**Short problem:**
Extract only the first line of the listing and every line after it up to and including the one with "mcf = np.concatenate([mcf_min, mcf_h])". Omit the pictures.

** BEGIN Material **

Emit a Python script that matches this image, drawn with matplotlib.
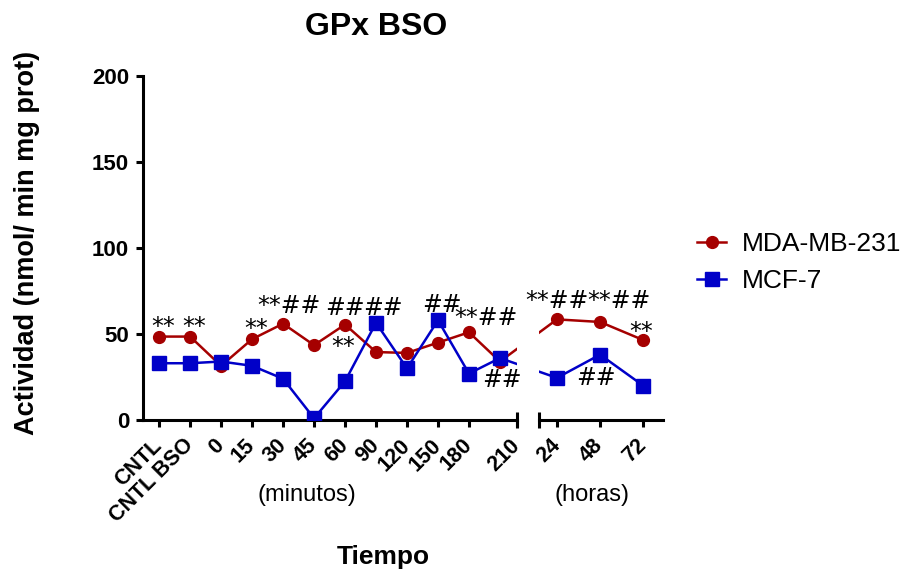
import matplotlib
matplotlib.use('Agg')
import matplotlib.pyplot as plt
import numpy as np

plt.rcParams['font.family'] = ['Liberation Sans', 'DejaVu Sans']

# minutes part (last point is the 210 one, its label sits at the axis end)
min_labels = ['CNTL', 'CNTL BSO', '0', '15', '30', '45', '60', '90', '120', '150', '180', '210']
mda_min = [48.5, 48.5, 31.5, 47, 56, 43.5, 55.5, 39.5, 39, 45, 51, 34]
mcf_min = [33, 33, 34, 31.5, 24, 1, 22.5, 56.5, 30, 58, 27, 36]

# hours part
hours = [24, 48, 72]
mda_h = [58.5, 57, 46.5]
mcf_h = [24.5, 38, 20]

# significance marks: (x position in category units, y, text)
marks = [
    (0.13, 50.0, '**'), (1.13, 50.0, '**'), (3.13, 48.8, '**'),
    (4.19, 62.2, '**##'), (5.98, 61.0, '##'), (7.22, 61.0, '##'),
    (5.94, 38.4, '**'), (9.13, 62.8, '##'), (10.55, 55.2, '**##'),
    (11.06, 19.2, '##'), (12.84, 65.1, '**##'), (14.84, 65.1, '**##'),
    (15.55, 47.1, '**'), (14.10, 20.3, '##'),
]

RED = '#A50000'
BLUE = '#0000C8'
W, H = 901, 572


def hour_pos(h):
    # right panel: 24 h sits at 12.84 units, 24 h ~ 1.39 units
    return 12.84 + (np.asarray(h, dtype=float) - 24) * 1.39 / 24


x_min = np.arange(len(min_labels))
x_all = np.concatenate([x_min, hour_pos(hours)])
mda = np.concatenate([mda_min, mda_h])
mcf = np.concatenate([mcf_min, mcf_h])

fig = plt.figure(figsize=(W / 100, H / 100), dpi=100)
y0, y1 = 1 - 420 / H, (420 - 76) / H
ax1 = fig.add_axes([143 / W, y0, (517 - 143) / W, y1])
ax2 = fig.add_axes([539 / W, y0, (663 - 539) / W, y1])
ax1.set_zorder(2)  # so the marks over the hours panel stay on top

for ax in (ax1, ax2):
    ax.plot(x_all, mda, '-o', color=RED, lw=1.8, ms=8.5, zorder=3, label='MDA-MB-231')
    ax.plot(x_all, mcf, '-s', color=BLUE, lw=1.8, ms=9.8, zorder=3, label='MCF-7')
    ax.set_ylim(0, 200)
    for s in ('top', 'right'):
        ax.spines[s].set_visible(False)
    ax.spines['bottom'].set_linewidth(2.2)
    ax.spines['left'].set_linewidth(2.2)
    ax.tick_params(length=5, width=2.2)
    ax.tick_params(axis='x', pad=11)
    ax.tick_params(axis='y', pad=5)

ax1.set_xlim(-0.52, 11.55)
ax2.set_xlim(12.26, 16.26)

ax1.set_xticks(list(x_min[:-1]) + [11.55])
ax1.set_xticklabels(min_labels, rotation=45, ha='right', va='center',
                    rotation_mode='anchor', fontsize=15.5, fontweight='bold')
ax1.set_yticks([0, 50, 100, 150, 200])
ax1.set_yticklabels(['0', '50', '100', '150', '200'], fontsize=16, fontweight='bold')

ax2.set_xticks(hour_pos(hours))
ax2.set_xticklabels([str(h) for h in hours], rotation=45, ha='right', va='center',
                    rotation_mode='anchor', fontsize=15.5, fontweight='bold')
ax2.spines['left'].set_visible(False)
ax2.set_yticks([])

# break caps
ax1.plot([1], [0], marker='|', ms=12, mew=2.2, color='k', transform=ax1.transAxes, clip_on=False)
ax2.plot([0], [0], marker='|', ms=12, mew=2.2, color='k', transform=ax2.transAxes, clip_on=False)

for x, y, t in marks:
    ax1.text(x, y, t, ha='center', va='baseline', fontsize=17, family='DejaVu Sans')

fig.text(376 / W, 1 - 27 / H, 'GPx BSO', ha='center', va='center', fontsize=23, fontweight='bold')
fig.text(27 / W, 1 - 243 / H, 'Actividad (nmol/ min mg prot)', rotation=90,
         ha='center', va='center', fontsize=19.5, fontweight='bold')
fig.text(383 / W, 1 - 557 / H, 'Tiempo', ha='center', va='center', fontsize=19, fontweight='bold')
fig.text(307 / W, 1 - 495 / H, '(minutos)', ha='center', va='center', fontsize=17)
fig.text(592 / W, 1 - 495 / H, '(horas)', ha='center', va='center', fontsize=17)

ax1.legend(loc='center left', bbox_to_anchor=(697 / W, 1 - 262.5 / H),
           bbox_transform=fig.transFigure, frameon=False, fontsize=19,
           handlelength=1.1, handletextpad=0.6, labelspacing=0.5,
           borderpad=0, borderaxespad=0)

fig.savefig('out.png', dpi=100)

** END Material **

**Answer to the problem:**
Emit a Python script that matches this image, drawn with matplotlib.
import matplotlib
matplotlib.use('Agg')
import matplotlib.pyplot as plt
import numpy as np

plt.rcParams['font.family'] = ['Liberation Sans', 'DejaVu Sans']

# minutes part (last point is the 210 one, its label sits at the axis end)
min_labels = ['CNTL', 'CNTL BSO', '0', '15', '30', '45', '60', '90', '120', '150', '180', '210']
mda_min = [48.5, 48.5, 31.5, 47, 56, 43.5, 55.5, 39.5, 39, 45, 51, 34]
mcf_min = [33, 33, 34, 31.5, 24, 1, 22.5, 56.5, 30, 58, 27, 36]

# hours part
hours = [24, 48, 72]
mda_h = [58.5, 57, 46.5]
mcf_h = [24.5, 38, 20]

# significance marks: (x position in category units, y, text)
marks = [
    (0.13, 50.0, '**'), (1.13, 50.0, '**'), (3.13, 48.8, '**'),
    (4.19, 62.2, '**##'), (5.98, 61.0, '##'), (7.22, 61.0, '##'),
    (5.94, 38.4, '**'), (9.13, 62.8, '##'), (10.55, 55.2, '**##'),
    (11.06, 19.2, '##'), (12.84, 65.1, '**##'), (14.84, 65.1, '**##'),
    (15.55, 47.1, '**'), (14.10, 20.3, '##'),
]

RED = '#A50000'
BLUE = '#0000C8'
W, H = 901, 572


def hour_pos(h):
    # right panel: 24 h sits at 12.84 units, 24 h ~ 1.39 units
    return 12.84 + (np.asarray(h, dtype=float) - 24) * 1.39 / 24


x_min = np.arange(len(min_labels))
x_all = np.concatenate([x_min, hour_pos(hours)])
mda = np.concatenate([mda_min, mda_h])
mcf = np.concatenate([mcf_min, mcf_h])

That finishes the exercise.